Rate compliance is difficult to measure because corporate accommodation programmes operate across multiple booking channels, data sources, and rate structures. Even when negotiated rates exist, inconsistencies in availability, booking behaviour, and reporting systems can create uncertainty about whether travellers are actually accessing agreed rates.
The Compliance Assumption
Corporate accommodation programmes often operate on a simple assumption:
If negotiated rates exist, travellers should use them.
In theory, measuring compliance should therefore be straightforward.

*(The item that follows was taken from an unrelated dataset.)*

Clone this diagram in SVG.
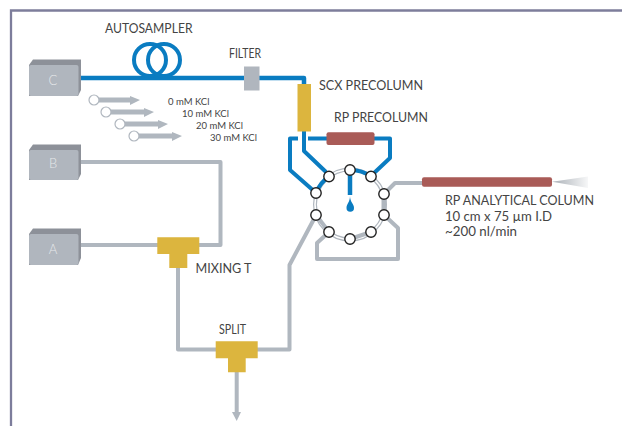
<svg xmlns="http://www.w3.org/2000/svg" width="622" height="426" viewBox="0 0 622 426">
<style>
text{font-family:"Lato","Liberation Sans",sans-serif;fill:#444;font-size:12.500px;font-weight:400}
.k{font-size:9.500px}
.p{font-size:13px;fill:#e6e8ea;text-anchor:middle;font-weight:300}
.blue{fill:none;stroke:#0a7cc1;stroke-width:4;stroke-linejoin:round}
.gray{fill:none;stroke:#b0b7bf;stroke-width:4;stroke-linejoin:round}
.port{fill:#fff;stroke:#222;stroke-width:1.400}
.gold{fill:#dcb53e}
.red{fill:#a95b57}
.box{fill:#b0b6be}
.boxd{fill:#8d9199}
.lane{fill:#b0b7bf}
.o{fill:#fff;stroke:#b0b7bf;stroke-width:1.200}
</style>
<defs>
<linearGradient id="tip"><stop offset="0" stop-color="#a9afb6"/><stop offset="1" stop-color="#a9afb6" stop-opacity=".1"/></linearGradient>
</defs>
<rect width="622" height="426" fill="#fff"/>
<path d="M11 426V10.500H622" fill="none" stroke="#7d7d9b" stroke-width="2.300"/>
<g id="connectors">
<path class="blue" d="M80 78H304V86" style="stroke-width:4.500"/>
<circle cx="150" cy="60" r="16" class="blue"/><circle cx="164" cy="60" r="16" class="blue"/>
<path class="blue" d="M304 131V151L326 172"/>
<path class="blue" d="M298 138.500H290V170L315 192"/>
<path class="blue" d="M308 138.500H390V158L373 174"/>
<circle cx="350" cy="204.500" r="35" fill="none" stroke="#b0b7bf" stroke-width="4"/>
<circle cx="350" cy="204.500" r="35" fill="none" stroke="#fff" stroke-width="1.600"/>
<path class="blue" d="M316 193A35 35 0 0 1 329 176.500"/>
<path class="blue" d="M350 170A35 35 0 0 1 371 176.500"/>
<path class="blue" d="M350 170V195" style="stroke-width:4.500"/>
<path d="M350 196C350 202 346.500 204 346.500 208A3.700 3.700 0 0 0 354 208C354 204 350 202 350 196Z" fill="#0a7cc1"/>
<path class="gray" d="M384 194V215" style="stroke-width:5"/>
<path class="gray" d="M384 194L395 183H422"/>
<path class="gray" d="M384 215L398 228V259H317V243L329 232"/>
<path class="gray" d="M316 215L329 232"/>
<path class="gray" d="M350 239L371 232"/>
<path class="gray" d="M80 162H220.500V245H197"/>
<path class="gray" d="M80 245H160"/>
<path class="gray" d="M178 265V349.500H218"/>
<path class="gray" d="M256 349.500H289.500V265L314 219"/>
<path class="gray" d="M236.700 370V412"/>
<path d="M232 412H241L236.700 421Z" fill="#b0b7bf"/>
</g>
<g id="pump-c"><path class="boxd" d="M29 65L33 59.500H81V90L78 96H29Z"/><rect class="box" x="29" y="65" width="49.500" height="31" rx="2"/><text class="p" x="53" y="85">C</text></g>
<g id="pump-b"><path class="boxd" d="M29 150L33 144.500H81V174L78 180H29Z"/><rect class="box" x="29" y="150" width="49.500" height="30" rx="2"/><text class="p" x="53" y="168">B</text></g>
<g id="pump-a"><path class="boxd" d="M29 234L33 228.500H81V258L78 265H29Z"/><rect class="box" x="29" y="234" width="49.500" height="31" rx="2"/><text class="p" x="53" y="254">A</text></g>
<g id="autosampler"><text x="105" y="33" textLength="87.500" lengthAdjust="spacingAndGlyphs">AUTOSAMPLER</text></g>
<g id="filter"><rect class="box" x="244" y="66.500" width="15.500" height="24"/><text x="229" y="58" textLength="32" lengthAdjust="spacingAndGlyphs">FILTER</text></g>
<g id="salt-steps">
<rect class="lane" x="98" y="97.500" width="34" height="5"/><path class="lane" d="M130 96L140 100L130 105Z"/><circle class="o" cx="94" cy="100" r="5"/>
<rect class="lane" x="110" y="109.500" width="36" height="5"/><path class="lane" d="M144 108L154 112L144 117Z"/><circle class="o" cx="106" cy="112" r="5"/>
<rect class="lane" x="124" y="121.500" width="36" height="5"/><path class="lane" d="M158 120L168 124L158 129Z"/><circle class="o" cx="120" cy="124" r="5"/>
<rect class="lane" x="138" y="133.500" width="36" height="5"/><path class="lane" d="M172 132L182 136L172 141Z"/><circle class="o" cx="134" cy="136" r="5"/>
<text class="k" x="168" y="105">0 mM KCl</text>
<text class="k" x="182" y="117">10 mM KCl</text>
<text class="k" x="196" y="129">20 mM KCl</text>
<text class="k" x="210" y="141">30 mM KCl</text>
</g>
<g id="scx-precolumn"><rect class="gold" x="297.500" y="84" width="13.500" height="47.500"/><text x="319" y="90" textLength="104" lengthAdjust="spacingAndGlyphs">SCX PRECOLUMN</text></g>
<g id="rp-precolumn"><rect class="red" x="326.500" y="132.300" width="48" height="12.700" rx="2"/><text x="334" y="122" textLength="94" lengthAdjust="spacingAndGlyphs">RP PRECOLUMN</text></g>
<g id="valve">
<circle class="port" cx="350" cy="170" r="5.200"/>
<circle class="port" cx="371" cy="176.500" r="5.200"/>
<circle class="port" cx="384" cy="194" r="5.200"/>
<circle class="port" cx="384" cy="215" r="5.200"/>
<circle class="port" cx="371" cy="232" r="5.200"/>
<circle class="port" cx="350" cy="239" r="5.200"/>
<circle class="port" cx="329" cy="232" r="5.200"/>
<circle class="port" cx="316" cy="215" r="5.200"/>
<circle class="port" cx="316" cy="193" r="5.200"/>
<circle class="port" cx="329" cy="176.500" r="5.200"/>
</g>
<g id="analytical-column">
<rect class="red" x="422" y="177.300" width="130" height="9.400" rx="2"/>
<path d="M552 181.700L588 176.500V188Z" fill="url(#tip)"/>
<text x="445" y="205" textLength="149" lengthAdjust="spacingAndGlyphs">RP ANALYTICAL COLUMN</text>
<text x="445" y="220.500" textLength="107" lengthAdjust="spacingAndGlyphs">10 cm x 75 µm I.D</text>
<text x="445" y="236" textLength="72" lengthAdjust="spacingAndGlyphs">~200 nl/min</text>
</g>
<g id="mixing-t"><path class="gold" d="M157.300 237.300H199.300V254H187.300V268H169.300V254H157.300Z"/><text x="195.500" y="273" textLength="56" lengthAdjust="spacingAndGlyphs">MIXING T</text></g>
<g id="split"><path class="gold" d="M215.700 341.300H257.700V358.300H245.700V372.300H228V358.300H215.700Z"/><text x="219" y="334" textLength="27" lengthAdjust="spacingAndGlyphs">SPLIT</text></g>
</svg>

In practice, however, many programmes struggle to determine whether travellers actually accessed the intended rates — or whether those rates were available at the time of booking.
Where Measurement Becomes Difficult
Several factors complicate rate compliance visibility:
• Multiple booking channels (TMC, OBT, direct hotel, OTA)
• Dynamic pricing environments where BAR fluctuates constantly
• Rate availability conditions such as NLRA agreements or blackout dates
• Incomplete data capture across fragmented booking sources
Because of this, what appears as non-compliance may simply reflect availability limitations rather than traveller behaviour.
The Availability vs Behaviour Question
One of the most common challenges is distinguishing between two very different scenarios:
1️⃣ Travellers ignored the preferred hotel or negotiated rate.
2️⃣ The negotiated rate was unavailable at the time of booking.
Without accurate availability context, compliance reporting can mistakenly attribute structural limitations to traveller behaviour.
The Data Fragmentation Problem
Even when organisations attempt to measure compliance accurately, they often rely on data drawn from multiple systems:
• Travel Management Company reports
• Online booking tools
• Hotel billing data
• Expense management platforms
These sources may define compliance differently or capture only part of the booking journey, making a consistent measurement framework difficult to establish.
Why Compliance Can Appear Worse Than It Is
Because compliance metrics often lack full context, programmes may report:
• lower compliance rates than expected
• unexplained booking patterns
• perceived traveller behaviour issues
In reality, many of these patterns reflect structural visibility limitations rather than intentional traveller decisions.
Structural Reflection
Rate compliance is rarely a simple behavioural metric.
It sits at the intersection of rate availability, booking channel visibility, and data interpretation.
Understanding these structural factors is essential before drawing conclusions about programme performance or traveller behaviour.